Esteemed litigator Guy Pratte, even back in 1994, accurately described the state of affairs for young litigators when he said: “The opportunities to train as an advocate have all but vanished. Thus many disillusioned candidates quit the profession, or resign themselves to a life of unfulfilled ambitions and shattered dreams. . . . The complaints from younger litigators are as well known as they are universal. The level of frustration is palpable, and no wonder. What other occupation does not offer a clear way to learn the craft?”


And so it is. But why? Where have all the advocates gone? It’s not an easy question to answer. The Advocates’ Society’s task force on advocacy in 2004 found that, at a general level, advocacy opportunities are decreasing as a result of the decreasing number of trials. In my experience, some of it has to do with the high costs of litigating and some of it has to do with the delays in just getting a matter heard. No matter what the reason, young litigators are not getting out there as much as they would like. And when they do, even if it is something they have done before, they are still wet behind the ears, green, more inexperienced than their senior counterparts were at their level — and nervous as hell.

Costs and delay
My hourly rate is significantly lower than lawyers of my vintage at the bigger firms. One would think that if you were billed out at a lower rate, you would be more affordable and would therefore get to trial more often. Not so. The fact is that the costs of litigating to trial are so high as to be almost prohibitive no matter who or where you are. It comes down to how much the client can afford and how much the case is worth. Having difficult and unresponsive counsel on the other side can also raise the costs of litigation significantly. Unfortunately, I have often found that the smallest cases are the most complicated ones that require more work, the costs of which may even exceed the amount of the claim. There is definitely a price tag that comes with justice.
Access to justice can even be a bigger problem. Litigants are at the mercy of the schedules offered to them by the court. Happily, in a smaller city centre like Hamilton, you can get a non-urgent motion on the list for the following week. Out of curiosity, I called the Toronto scheduling office to see how long it would take just to schedule a motion before a judge. I was told two months! Good luck with getting that matter to trial in a timely way.

The nerves
Because of our lack of experience, it’s hard for us not to get nervous. I only went to one examination for discovery with a litigation partner before doing one by myself. At the end of the day he said, “Okay, now you can do this on your own.” I was sick with fear my first time.
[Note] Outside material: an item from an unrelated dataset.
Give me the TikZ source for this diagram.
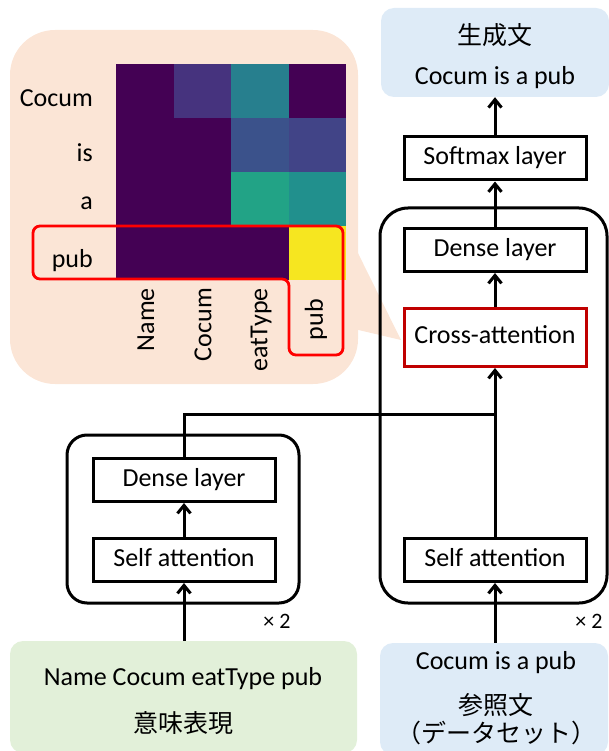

I juniored with a senior litigator on a two-week trial (yes, a trial; they do actually exist). He told me that I was going to argue the law part for the closing argument. I was even sicker with fear arguing before a judge.


The fact is that, as a litigator, I’m not in court every day and there are less advocacy opportunities than I would like. This is even so for the associate at the small firm. Once I finally get to leave the office and do something fun like argue a motion, I am always nervous at first because I don’t feel like I’ve had enough experience before a judge to feel completely comfortable. (Having said that, someone once told me that once you stop being nervous, you’ve lost your edge.)

What is an advocate anyway?
I thought that coming to a smaller firm in a smaller city than Toronto would allow me to gain more advocacy experience. It turns out that my opportunities have been pretty much the same at both the big firm and the small firm. I can therefore only conclude that it is just the nature of litigation these days.


However, we must not forget what it really means to be an “advocate.” When you are retained, you are hired to take up your client’s cause; you write letters to opposing counsel stating your position; you strategize in terms of the next step you are going to take; you use the Rules to your advantage; you try to settle when it is reasonable to do so; and you are always (at least hopefully) acting in the best interest of your client. According to Black’s Law Dictionary, an “advocate” is a person who “defends, pleads or prosecutes for another.” Therefore, being an advocate is not just about wearing your robes or appearing before a judge; it is something that you do every day, even behind your desk, when you are representing the interests of others.